- INFORMATION SUPPLIED -
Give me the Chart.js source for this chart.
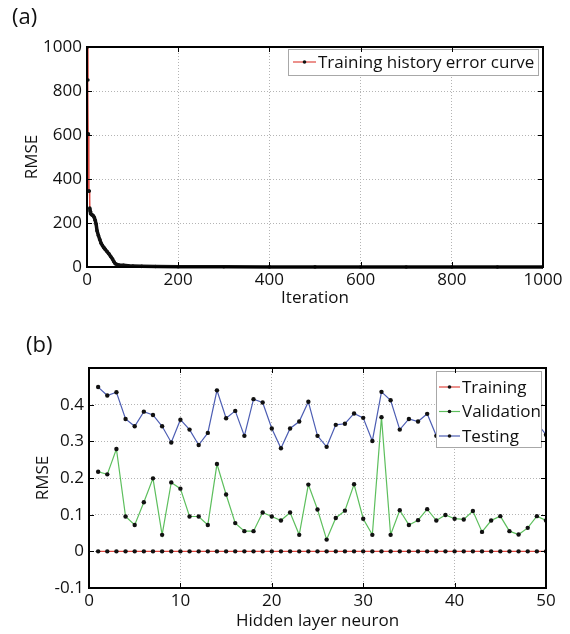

* * *

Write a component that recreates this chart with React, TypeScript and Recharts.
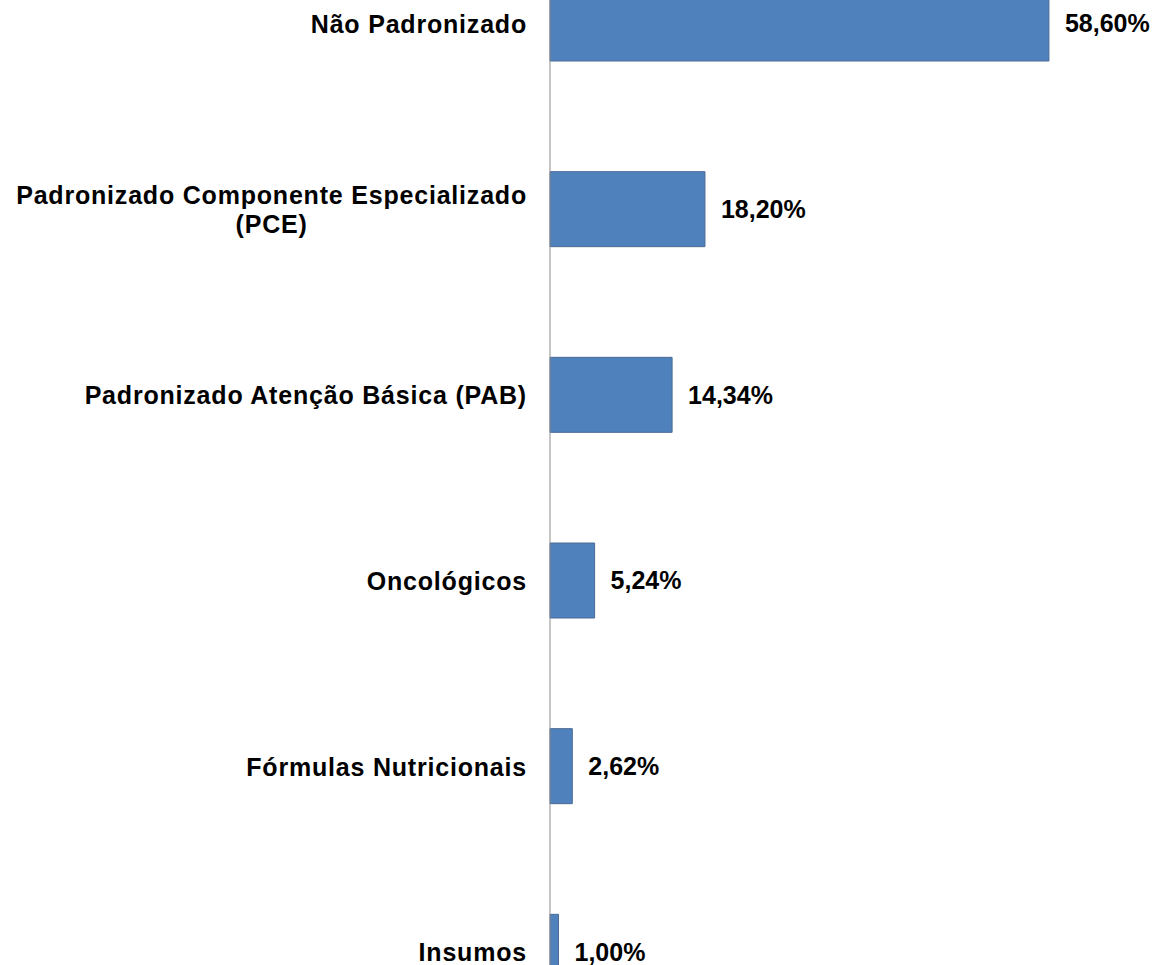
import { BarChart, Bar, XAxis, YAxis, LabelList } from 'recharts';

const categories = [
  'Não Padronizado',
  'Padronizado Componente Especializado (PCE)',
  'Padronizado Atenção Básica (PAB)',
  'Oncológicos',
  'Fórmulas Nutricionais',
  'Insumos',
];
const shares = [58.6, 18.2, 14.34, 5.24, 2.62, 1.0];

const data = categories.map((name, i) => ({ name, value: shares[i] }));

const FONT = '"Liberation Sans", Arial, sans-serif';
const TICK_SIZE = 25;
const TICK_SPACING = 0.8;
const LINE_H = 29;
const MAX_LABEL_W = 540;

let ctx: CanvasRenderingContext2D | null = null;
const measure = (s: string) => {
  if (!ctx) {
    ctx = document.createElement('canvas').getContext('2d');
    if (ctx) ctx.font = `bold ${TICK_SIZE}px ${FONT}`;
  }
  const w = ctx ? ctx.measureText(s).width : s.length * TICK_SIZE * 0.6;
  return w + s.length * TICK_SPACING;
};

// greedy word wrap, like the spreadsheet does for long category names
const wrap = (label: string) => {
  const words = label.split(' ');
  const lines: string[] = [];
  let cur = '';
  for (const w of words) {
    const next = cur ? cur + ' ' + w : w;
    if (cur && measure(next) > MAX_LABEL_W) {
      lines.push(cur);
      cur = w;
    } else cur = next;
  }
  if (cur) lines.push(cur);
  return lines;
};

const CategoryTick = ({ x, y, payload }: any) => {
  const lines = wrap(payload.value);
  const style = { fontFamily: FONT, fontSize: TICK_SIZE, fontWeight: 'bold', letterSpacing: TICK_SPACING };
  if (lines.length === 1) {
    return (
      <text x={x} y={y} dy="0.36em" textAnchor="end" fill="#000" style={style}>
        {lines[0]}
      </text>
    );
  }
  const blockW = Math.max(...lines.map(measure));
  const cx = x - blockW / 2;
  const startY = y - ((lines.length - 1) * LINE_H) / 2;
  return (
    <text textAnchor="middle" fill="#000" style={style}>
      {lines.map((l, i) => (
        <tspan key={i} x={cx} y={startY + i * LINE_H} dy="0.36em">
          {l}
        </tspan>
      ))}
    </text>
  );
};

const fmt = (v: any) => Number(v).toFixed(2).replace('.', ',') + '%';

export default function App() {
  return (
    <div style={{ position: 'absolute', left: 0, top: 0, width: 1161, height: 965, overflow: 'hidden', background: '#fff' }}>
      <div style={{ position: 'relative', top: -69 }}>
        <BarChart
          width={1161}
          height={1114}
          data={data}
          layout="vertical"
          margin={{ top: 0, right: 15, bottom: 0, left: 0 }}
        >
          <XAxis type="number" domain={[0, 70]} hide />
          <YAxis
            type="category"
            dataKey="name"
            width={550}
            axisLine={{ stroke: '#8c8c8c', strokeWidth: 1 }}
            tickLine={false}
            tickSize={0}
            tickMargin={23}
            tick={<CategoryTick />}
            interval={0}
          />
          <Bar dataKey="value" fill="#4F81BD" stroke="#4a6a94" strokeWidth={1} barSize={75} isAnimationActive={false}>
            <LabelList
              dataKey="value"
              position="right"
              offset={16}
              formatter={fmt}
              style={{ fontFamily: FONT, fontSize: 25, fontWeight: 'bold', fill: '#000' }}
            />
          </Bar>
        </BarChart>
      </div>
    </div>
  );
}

- CHALLENGE -
Copy every line from the records above that contains the word "this".

- EXPECTED OUTPUT -
Give me the Chart.js source for this chart.
Write a component that recreates this chart with React, TypeScript and Recharts.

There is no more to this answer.